Along the way, Junger has had some close brushes with mortality. In Macedonia, Junger's hotel was stormed by hoodlums protesting the government's peace accord with Albanian rebels. ``There was this crowd of 5,000 very, very ugly skinheads. It was a completely uncontrolled force, very terrifying. They would've killed us if they could,'' he said.

In Sierra Leone in 2000, Junger was briefly held hostage by a group of boy soldiers. ``It was a delicate situation,'' he said. ``I was amazed at the psychic volatility of these kids.''

Junger's writing from Kosovo compares favorably to Polish journalist Ryszard Kapuscinski's ``The Soccer Wars,'' a masterpiece of war journalism. Junger details passing a massacre site, going past the probable Serbian killers: ``As we passed, the men at the bunker were posing for a group portrait -- the destroyed town in the background, their machine guns wedged in the crooks of their arms. The men grinned broadly at us. One of them wasn't holding a gun in his hands. He was holding a huge double-bladed ax.''

Junger is developing another book project, but demurred on discussing the subject matter. He also doesn't write his books with bestsellers in mind: ``I didn't write `The Perfect Storm' saying `Whoa, great topic, big bestseller.' I wrote the first book because I really liked the idea.

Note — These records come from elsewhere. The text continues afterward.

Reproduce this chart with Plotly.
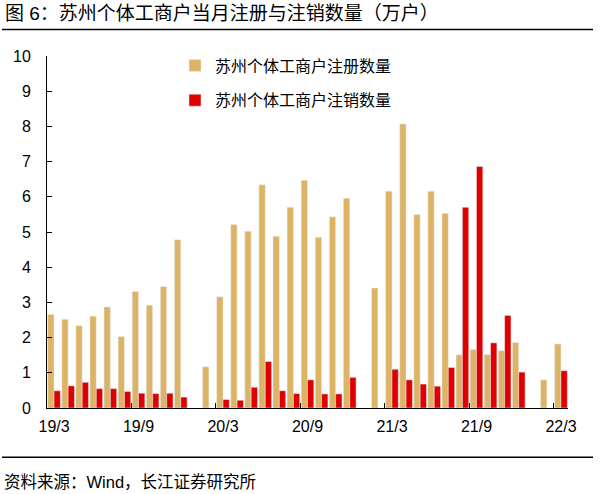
import plotly.graph_objects as go

# Months 2019/3 .. 2022/3
months = []
for y in (19, 20, 21, 22):
    for m in range(1, 13):
        if (y == 19 and m < 3) or (y == 22 and m > 3):
            continue
        months.append(f"{y}/{m}")

register = [2.66, 2.52, 2.34, 2.61, 2.87, 2.03, 3.31, 2.92, 3.45, 4.78,
            None, 1.17, 3.16, 5.21, 5.02, 6.34, 4.88, 5.70, 6.47, 4.85, 5.43, 5.96,
            None, 3.41, 6.16, 8.07, 5.50, 6.16, 5.53, 1.51, 1.66, 1.52, 1.63, 1.86,
            None, 0.80, 1.82]
cancel = [0.49, 0.63, 0.73, 0.55, 0.55, 0.47, 0.42, 0.41, 0.42, 0.31,
          None, None, 0.24, 0.22, 0.59, 1.32, 0.49, 0.41, 0.80, 0.40, 0.40, 0.87,
          None, None, 1.10, 0.80, 0.68, 0.62, 1.15, 5.70, 6.86, 1.85, 2.63, 1.02,
          None, None, 1.06]
tick_labels = ["19/3", "19/9", "20/3", "20/9", "21/3", "21/9", "22/3"]

name_reg = "苏州个体工商户注册数量"
name_can = "苏州个体工商户注销数量"
gold = "#DDB466"
red = "#E00000"

FONT = "Liberation Sans, Arial, Noto Sans CJK SC, sans-serif"

fig = go.Figure()
fig.add_trace(go.Bar(x=months, y=register, name=name_reg, marker_color=gold,
                     legendgroup="a"))
fig.add_trace(go.Bar(x=months, y=cancel, name=name_can, marker_color=red,
                     legendgroup="b"))

L, R, T, B = 47, 568, 56, 408
W, H = R - L, B - T

def px(x):
    return (x - L) / W

def py(y):
    return (B - y) / H

fig.update_layout(
    width=600, height=494,
    margin=dict(l=L, r=600 - R, t=T, b=494 - B, pad=0, autoexpand=False),
    paper_bgcolor="white", plot_bgcolor="white",
    font=dict(family=FONT, size=16, color="black"),
    barmode="group", bargap=0.1, bargroupgap=0,
    showlegend=True,
    legend=dict(x=px(175), y=py(48.5), xanchor="left", yanchor="top",
                traceorder="grouped", tracegroupgap=11,
                font=dict(size=16, family=FONT), bgcolor="rgba(0,0,0,0)"),
    xaxis=dict(type="category", range=[-0.5, len(months) - 0.5],
               tickmode="array", tickvals=tick_labels, ticktext=tick_labels,
               tickson="boundaries", ticks="inside", ticklen=5, tickcolor="black",
               showline=True, linecolor="black", linewidth=1, showgrid=False,
               tickangle=0, automargin=False,
               tickfont=dict(size=16), ticklabelstandoff=4),
    yaxis=dict(range=[0, 10], dtick=1, tick0=0, ticks="inside", ticklen=5,
               tickcolor="black", showline=True, linecolor="black", linewidth=1,
               showgrid=False, zeroline=False, tickfont=dict(size=16),
               automargin=False, ticklabelstandoff=12),
    shapes=[
        dict(type="line", xref="paper", yref="paper", x0=px(2), x1=px(593),
             y0=py(29.5), y1=py(29.5), line=dict(color="black", width=1.5)),
        dict(type="line", xref="paper", yref="paper", x0=px(2), x1=px(593),
             y0=py(457.3), y1=py(457.3), line=dict(color="black", width=1.5)),
    ],
    annotations=[
        dict(text="图 6：苏州个体工商户当月注册与注销数量（万户）", xref="paper", yref="paper",
             x=px(3), y=py(14), xanchor="left", yanchor="middle", showarrow=False,
             font=dict(size=19, family=FONT, color="black")),
        dict(text="资料来源：Wind，长江证券研究所", xref="paper", yref="paper",
             x=px(2), y=py(481.5), xanchor="left", yanchor="middle", showarrow=False,
             font=dict(size=16.5, family=FONT, color="black")),
    ],
)

fig.write_html("out.html", config={"displayModeBar": False},
               post_script="document.body.style.margin='0';document.body.style.padding='0';")
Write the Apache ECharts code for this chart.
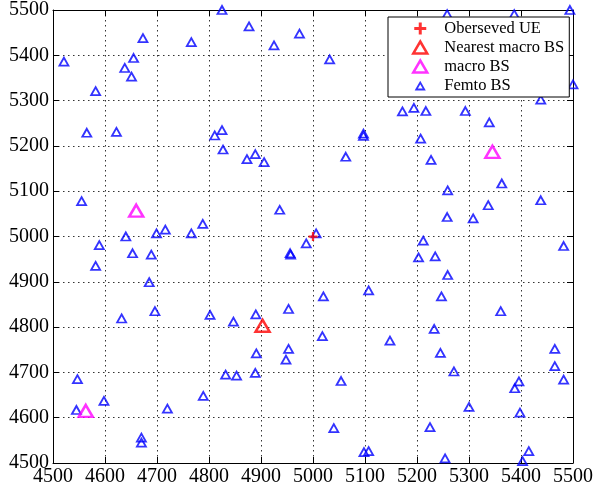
<!DOCTYPE html>
<html>
<head>
<meta charset="utf-8">
<script src="https://cdn.jsdelivr.net/npm/echarts@6/dist/echarts.min.js"></script>
<style>
  html, body { margin: 0; padding: 0; background: #fff; }
  #chart { width: 596px; height: 493px; }
</style>
</head>
<body>
<div id="chart"></div>
<script>
// axis range (both axes)
const axisMin = 4500;
const axisMax = 5500;
const tickStep = 100;

const observedUE = [[5000, 5000]];
const nearestMacroBS = [[4903, 4803]];
const macroBS = [[4660, 5057], [5345, 5187], [4563, 4615]];
const femtoBS = [
  [4521, 5386], [4673, 5438], [4655, 5394], [4638, 5372], [4651, 5353], [4582, 5321],
  [4565, 5229], [4622, 5231], [4766, 5429], [4825, 5500], [4877, 5464], [4925, 5422],
  [4974, 5448], [4811, 5223], [4825, 5235], [4827, 5192], [4873, 5171], [4889, 5182],
  [4906, 5164], [4555, 5078], [4936, 5059], [4788, 5028], [4766, 5007], [4716, 5015],
  [4699, 5007], [4640, 5000], [4589, 4981],
  [5032, 5391], [5258, 5491], [5387, 5491], [5494, 5500], [5500, 5336], [5438, 5302],
  [5172, 5276], [5194, 5284], [5217, 5277], [5293, 5277], [5339, 5252], [5097, 5227],
  [5097, 5222], [5207, 5216], [5063, 5176], [5227, 5169], [5363, 5117], [5259, 5102],
  [5438, 5080], [5337, 5069], [5258, 5043], [5308, 5040], [5006, 5007], [4987, 4985],
  [5212, 4991], [5482, 4979],
  [4653, 4963], [4689, 4960], [4582, 4935], [4685, 4899], [4696, 4835], [4632, 4819],
  [4802, 4827], [4847, 4812], [4890, 4828], [4953, 4840], [4956, 4963], [4957, 4960],
  [4953, 4752], [4948, 4728], [4891, 4742], [4889, 4699], [4832, 4695], [4853, 4693],
  [4789, 4648], [4720, 4620], [4598, 4637], [4547, 4685], [4545, 4617], [4670, 4556],
  [4670, 4545],
  [5203, 4954], [5235, 4956], [5259, 4915], [5020, 4868], [5107, 4881], [5247, 4868],
  [5361, 4835], [5233, 4796], [5018, 4780], [5148, 4770], [5245, 4743], [5465, 4752],
  [5465, 4714], [5271, 4702], [5054, 4681], [5396, 4680], [5388, 4665], [5482, 4684],
  [5300, 4624], [5398, 4611], [5040, 4577], [5225, 4579], [5098, 4524], [5107, 4526],
  [5415, 4526], [5254, 4510], [5403, 4504]
];

const FONT = "'Liberation Serif', 'Times New Roman', serif";
const plusPath = "path://M3,0H5V3H8V5H5V8H3V5H0V3H3Z";
const femtoIcon = "path://M0,0M14,12M3,10L7,3L11,10Z";

const chart = echarts.init(document.getElementById("chart"));

// shared axis look, main axes get labels, twin axes only ticks (box)
const axisBase = (pos, withLabels) => ({
  type: "value",
  position: pos,
  min: axisMin,
  max: axisMax,
  interval: tickStep,
  axisLine: { show: true, onZero: false, lineStyle: { color: "#000", width: 1 } },
  axisTick: { show: true, inside: true, length: 6, lineStyle: { color: "#000" } },
  axisLabel: withLabels
    ? {
        show: true, color: "#000", fontFamily: FONT, fontSize: 20,
        margin: 4,
        formatter: (v) => String(v)
      }
    : { show: false },
  splitLine: withLabels
    ? { show: true, lineStyle: { color: "#333", type: [1.5, 3.5], width: 1 } }
    : { show: false }
});

chart.setOption({
  animation: false,
  grid: { left: 53, right: 21, top: 9, bottom: 30 },
  xAxis: [axisBase("bottom", true), axisBase("top", false)],
  yAxis: [axisBase("left", true), axisBase("right", false)],
  legend: {
    left: 388,
    top: 17,
    orient: "vertical",
    backgroundColor: "#fff",
    borderColor: "#000",
    borderWidth: 1,
    borderRadius: 0,
    padding: [2, 5, 2, 24],
    itemWidth: 14,
    itemHeight: 12,
    itemGap: 0,
    textStyle: { color: "#000", fontFamily: FONT, fontSize: 16.5, lineHeight: 19, padding: [0, 0, 0, 12] },
    data: [
      { name: "Oberseved UE", icon: plusPath, itemStyle: { color: "#ff0000", borderWidth: 0 } },
      { name: "Nearest macro BS", icon: "triangle", itemStyle: { color: "transparent", borderColor: "#ff0000", borderWidth: 2.5 } },
      { name: "macro BS", icon: "triangle", itemStyle: { color: "transparent", borderColor: "#ff00ff", borderWidth: 2.5 } },
      { name: "Femto BS", icon: femtoIcon, itemStyle: { color: "transparent", borderColor: "#0000ff", borderWidth: 1.8 } }
    ]
  },
  series: [
    {
      name: "Femto BS",
      type: "scatter",
      data: femtoBS,
      symbol: "triangle",
      symbolSize: [9, 8],
      itemStyle: { color: "transparent", borderColor: "#0000ff", borderWidth: 1.8 },
      z: 2
    },
    {
      name: "macro BS",
      type: "scatter",
      data: macroBS,
      symbol: "triangle",
      symbolSize: [14, 12],
      itemStyle: { color: "transparent", borderColor: "#ff00ff", borderWidth: 2.5 },
      z: 3
    },
    {
      name: "Nearest macro BS",
      type: "scatter",
      data: nearestMacroBS,
      symbol: "triangle",
      symbolSize: [14, 12],
      itemStyle: { color: "transparent", borderColor: "#ff0000", borderWidth: 2.5 },
      z: 4
    },
    {
      name: "Oberseved UE",
      type: "scatter",
      data: observedUE,
      symbol: plusPath,
      symbolSize: 9,
      itemStyle: { color: "#ff0000" },
      z: 5
    }
  ]
});
</script>
</body>
</html>
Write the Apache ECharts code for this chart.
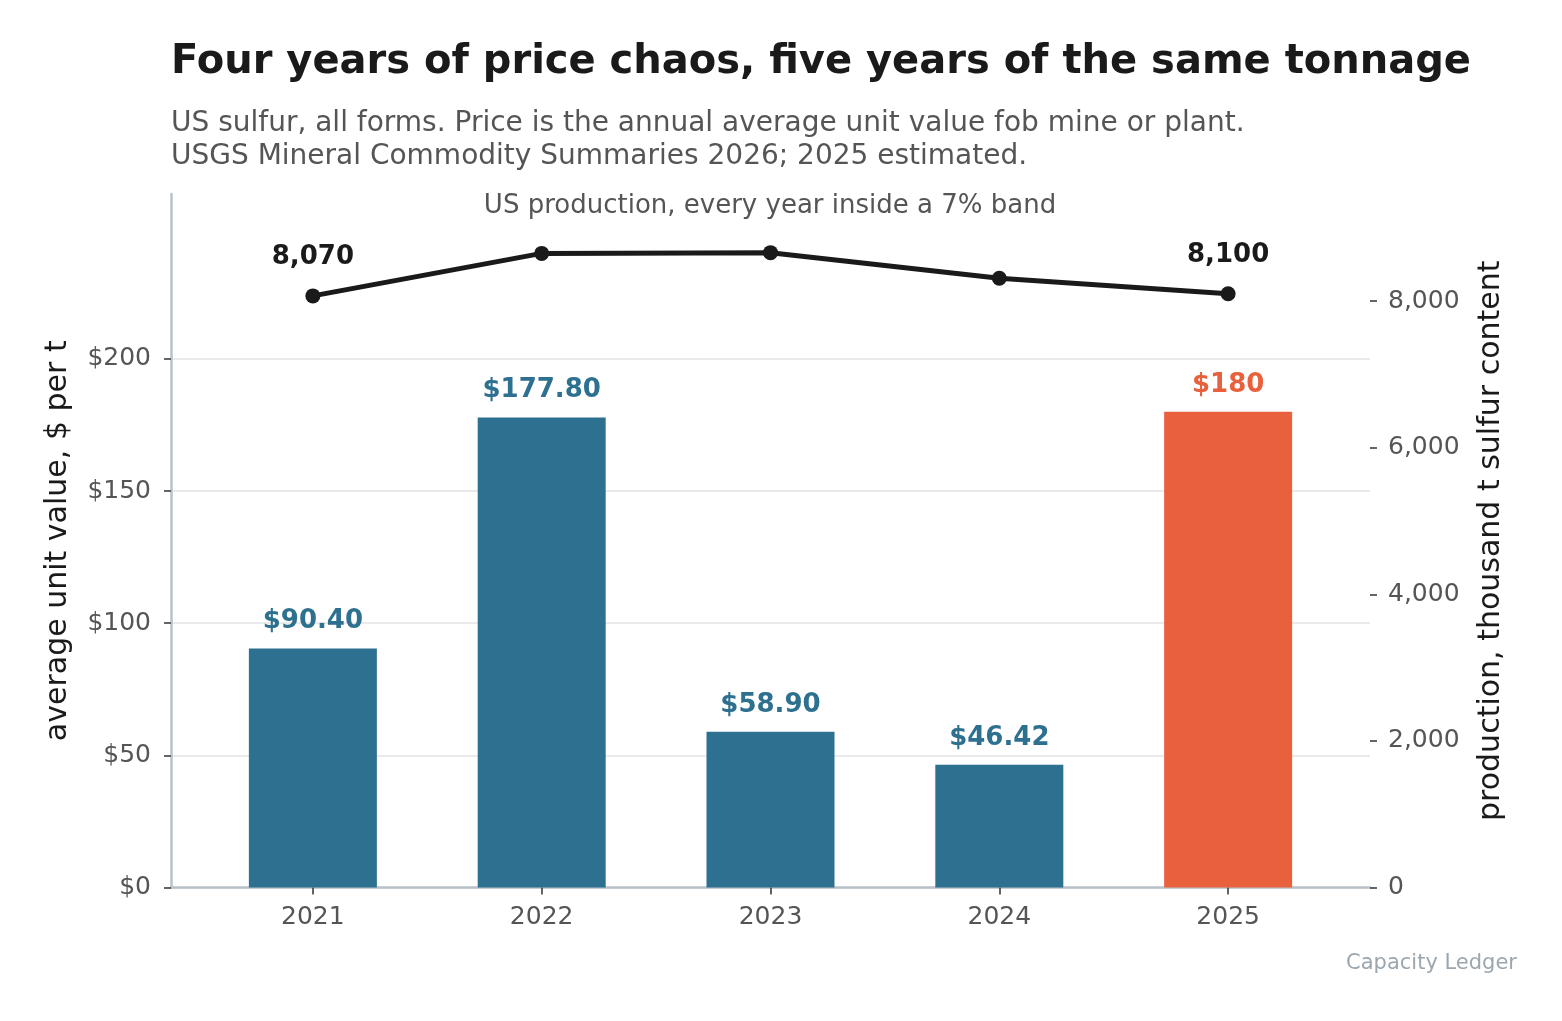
<!DOCTYPE html>
<html lang="en">
<head>
    <meta charset="UTF-8">
    <title>US sulfur: price vs production</title>
    <script src="https://cdn.jsdelivr.net/npm/echarts@6.0.0/dist/echarts.min.js"></script>
    <style>
        html, body { margin: 0; padding: 0; background: #fff; }
        #chart { width: 1562px; height: 1021px; }
    </style>
</head>
<body>
    <div id="chart"></div>
    <script>
        // data
        const years = [2021, 2022, 2023, 2024, 2025];
        const price = [90.40, 177.80, 58.90, 46.42, 180];
        const priceLabels = ['$90.40', '$177.80', '$58.90', '$46.42', '$180'];
        const production = [8070, 8650, 8660, 8310, 8100];
        const priceTicks = [0, 50, 100, 150, 200];
        const prodTicks = [0, 2000, 4000, 6000, 8000];

        const FONT = '"DejaVu Sans", Verdana, sans-serif';
        const BLUE = '#2e7090';
        const ORANGE = '#e8603c';
        const INK = '#1a1a1a';
        const GREY = '#555555';
        const SPINE = '#b8c1c9';

        const chart = echarts.init(document.getElementById('chart'));

        const barData = years.map((y, i) => ({
            value: [y, price[i]],
            itemStyle: { color: i === years.length - 1 ? ORANGE : BLUE },
            label: { color: i === years.length - 1 ? ORANGE : BLUE }
        }));

        const lineData = years.map((y, i) => ({
            value: [y, production[i]],
            label: { show: i === 0 || i === years.length - 1 }
        }));

        const option = {
            backgroundColor: '#ffffff',
            animation: false,
            textStyle: { fontFamily: FONT },
            grid: { left: 171, right: 192, top: 194, bottom: 133.5, containLabel: false },
            graphic: [
                {
                    type: 'text', left: 171, top: 43,
                    style: { text: 'Four years of price chaos, five years of the same tonnage',
                             font: 'bold 40px ' + FONT, fill: INK }
                },
                {
                    type: 'text', left: 171, top: 107,
                    style: { text: 'US sulfur, all forms. Price is the annual average unit value fob mine or plant.\nUSGS Mineral Commodity Summaries 2026; 2025 estimated.',
                             font: '28px ' + FONT, fill: GREY, lineHeight: 33 }
                },
                {
                    type: 'text', x: 770, y: 193,
                    style: { text: 'US production, every year inside a 7% band',
                             font: '26px ' + FONT, fill: GREY, align: 'center' }
                },
                {
                    type: 'text', x: 1517, y: 953,
                    style: { text: 'Capacity Ledger', font: '21px ' + FONT, fill: '#9ba6af', align: 'right' }
                }
            ],
            xAxis: {
                type: 'value',
                min: 2020.38,
                max: 2025.62,
                axisLine: { show: true, lineStyle: { color: SPINE, width: 2.5 } },
                axisTick: { show: true, customValues: years, length: 7, lineStyle: { color: '#333', width: 1.5 } },
                axisLabel: { customValues: years, formatter: v => String(v), fontSize: 25, color: GREY, margin: 17 },
                splitLine: { show: false }
            },
            yAxis: [
                {
                    type: 'value',
                    min: 0,
                    max: 262.4,
                    interval: 50,
                    name: 'average unit value, $ per t',
                    nameLocation: 'middle',
                    nameRotate: 90,
                    nameGap: 98,
                    nameTextStyle: { fontSize: 30, color: INK },
                    axisLine: { show: true, lineStyle: { color: SPINE, width: 2.5 } },
                    axisTick: { show: true, customValues: priceTicks, length: 7, lineStyle: { color: '#333', width: 1.5 } },
                    axisLabel: { customValues: priceTicks, formatter: v => '$' + v, fontSize: 25, color: GREY, margin: 20 },
                    splitLine: { show: true, lineStyle: { color: '#e3e3e3', width: 1.5 } }
                },
                {
                    type: 'value',
                    min: 0,
                    max: 9460,
                    position: 'right',
                    name: 'production, thousand t sulfur content',
                    nameLocation: 'middle',
                    nameRotate: 90,
                    nameGap: 106,
                    nameTextStyle: { fontSize: 30, color: INK },
                    axisLine: { show: false },
                    axisTick: { show: true, customValues: prodTicks, length: 7, lineStyle: { color: '#333', width: 1.5 } },
                    axisLabel: { customValues: prodTicks, fontSize: 25, color: GREY, margin: 18 },
                    splitLine: { show: false }
                }
            ],
            series: [
                {
                    type: 'bar',
                    yAxisIndex: 0,
                    barWidth: 128,
                    data: barData,
                    label: {
                        show: true,
                        position: 'top',
                        distance: 14,
                        fontSize: 26,
                        fontWeight: 'bold',
                        formatter: p => priceLabels[p.dataIndex]
                    },
                    z: 2
                },
                {
                    type: 'line',
                    yAxisIndex: 1,
                    data: lineData,
                    symbol: 'circle',
                    symbolSize: 15,
                    itemStyle: { color: INK },
                    lineStyle: { color: INK, width: 5 },
                    label: {
                        position: 'top',
                        distance: 18,
                        fontSize: 26,
                        fontWeight: 'bold',
                        color: INK,
                        formatter: p => p.value[1].toLocaleString('en-US')
                    },
                    z: 5
                }
            ]
        };

        chart.setOption(option);
    </script>
</body>
</html>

``I don't see myself as a bestselling author,'' said Junger. ``That is not the identity that I am drawn to.'' After the success of ``The Perfect Storm,'' Junger went back to journalism: ``I wanted to establish myself as a serious journalist. That's what I was before, with less success, and I reverted back to that. I feel that isolates me from having to write another bestseller or classic.''

After his October book tour, Junger hopes to get back into Afghanistan, to cover the potential U.S. attack on the Taliban. The talk turned somber when the murdered Massoud was brought up. After 20 years of fighting the Soviets and the Taliban, Massoud was blown up by two Arab men posing as journalists. The bomb was in the video camera. ``I don't think the rebels have anyone with the brilliance or charisma I saw in Massoud,'' said Junger. ``With the possibility of U.S. weapons, the rebels may not need that.''

Junger's next trip to Afghanistan will be risky. ``You go in by helicopter,'' said Junger mattter-of-factly. ``The main threat is the Taliban MiGs,'' their warplanes. ``A helicopter is no match for that.''

Dylan Foley lives in New York and writes about books for the Denver Post, the Cleveland Plain Dealer and other publications. He wrote this article for the Courant.